One of the few RTW items I still wear regularly is Patrick's old dressing gown, a slightly ratty fleece thing that I keep trying to replace but have only just realised I've been doing it wrong. I do still want to increase my swanky loungewear wardrobe, but fancy crepe kimonos really aren't the thing for when you're cold and damp just out of the bath. To remedy this I'm going to make McCalls M7516, lengthened and with big pockets, in some kind of fleece or towelling. I've seen some red and white stripy stuff that I either really love or really hate, and I haven't decided which yet.

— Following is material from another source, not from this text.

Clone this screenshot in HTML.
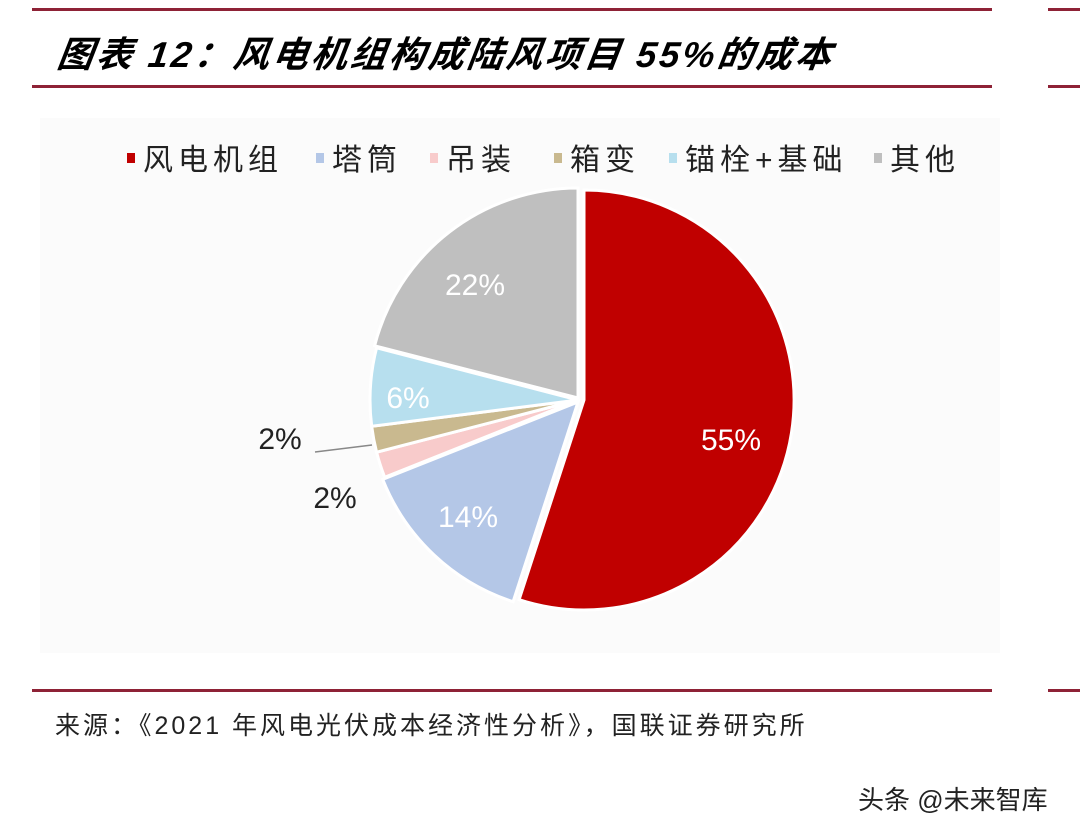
<!DOCTYPE html>
<html><head><meta charset="utf-8"><style>
body{margin:0;width:1080px;height:834px;background:#fff;overflow:hidden;position:relative;font-family:"Liberation Sans","Noto Sans CJK SC",sans-serif}
.l{position:absolute;height:3px;background:#8e2236}
.t{position:absolute;white-space:nowrap}
</style></head><body>
<div class="l" style="left:32px;top:8px;width:960px"></div>
<div class="l" style="left:32px;top:85px;width:960px"></div>
<div class="l" style="left:1048px;top:8px;width:40px"></div>
<div class="l" style="left:1048px;top:85px;width:40px"></div>
<div class="l" style="left:32px;top:689px;width:960px"></div>
<div class="l" style="left:1048px;top:689px;width:40px"></div>
<div class="t" style="left:58px;top:26px;font-size:36px;letter-spacing:3px;font-weight:bold;font-style:italic;transform:skewX(-8deg)">图表 12：风电机组构成陆风项目 55%的成本</div>
<div style="position:absolute;left:40px;top:118px;width:960px;height:535px;background:#fbfbfb"></div>
<svg style="position:absolute;left:0;top:0" width="1080" height="834">
<g font-size="30" fill="#222" letter-spacing="5">
<rect x="127" y="153" width="8" height="10" fill="#c00000"/><text x="143" y="170">风电机组</text>
<rect x="316" y="153" width="8" height="10" fill="#b4c7e7"/><text x="332" y="170">塔筒</text>
<rect x="430" y="153" width="8" height="10" fill="#f8cbcb"/><text x="446" y="170">吊装</text>
<rect x="554" y="153" width="8" height="10" fill="#c9b98f"/><text x="570" y="170">箱变</text>
<rect x="669" y="153" width="8" height="10" fill="#b7dfee"/><text x="685" y="170">锚栓+基础</text>
<rect x="874" y="153" width="8" height="10" fill="#bfbfbf"/><text x="890" y="170">其他</text>
</g>
<g stroke="#fff" stroke-width="3">
<path d="M584,400 L584,190 A210,210 0 1 1 519.1,599.7 Z" fill="#c00000"/>
<path d="M578,402 L513.1,601.7 A210,210 0 0 1 382.7,479.3 Z" fill="#b4c7e7"/>
<path d="M578,400 L384.7,477.3 A210,210 0 0 1 376.6,452.2 Z" fill="#f8cbcb"/>
<path d="M578,400 L376.6,452.2 A210,210 0 0 1 371.7,426.3 Z" fill="#c9b98f"/>
<path d="M578,400 L371.7,426.3 A210,210 0 0 1 376.6,347.8 Z" fill="#b7dfee"/>
<path d="M578,398 L374.6,345.8 A210,210 0 0 1 578,188 Z" fill="#bfbfbf"/>
</g>
<line x1="315" y1="452" x2="372" y2="445" stroke="#888" stroke-width="1.5"/>
<g font-size="30" fill="#fff" text-anchor="middle">
<text x="731" y="450">55%</text><text x="468" y="527">14%</text>
<text x="408" y="408">6%</text><text x="475" y="295">22%</text>
</g>
<g font-size="30" fill="#222" text-anchor="middle">
<text x="280" y="449">2%</text><text x="335" y="508">2%</text>
</g>
</svg>
<div class="t" style="left:55px;top:706px;font-size:25px;letter-spacing:3px;color:#222">来源：《2021 年风电光伏成本经济性分析》，国联证券研究所</div>
<div class="t" style="left:858px;top:780px;font-size:26px;color:#222">头条 @未来智库</div>
</body></html>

A presentable loungewear outfit

So I haven't quite fleshed this idea out yet, but what I'm looking for is something comfortable enough for me to wear around the house as a matter of course, but fancy enough that I don't have to change out of it when people come over. I know I want three pieces (trousers, a top and a layer) and I need to work out what form that takes. I'm currently having an argument with myself over recreating a Miss Fisher outift with swishy trousers, a butter yellow cami top and a black capelet lined with the same butter yellow fabric, which would be amazing but also even I'm not ridiculous enough to make a capelet strictly for indoor wear. I think the shape of the trousers and length of the layering piece are going to be crucial here, so I might have to *gulp* sketch things. (I am terrible at drawing. Even with a croquis book most things still come out looking like drunk ghosts.)

I'm going to keep it to this for now. It's slightly fewer things than I usually plan but with the stupid jacket in there I think that's probably wise. Also I don't want to plan too many things I don't have the fabric for. Hopefully it all goes smoothly enough and I can make another couple of things as and when I get inspired.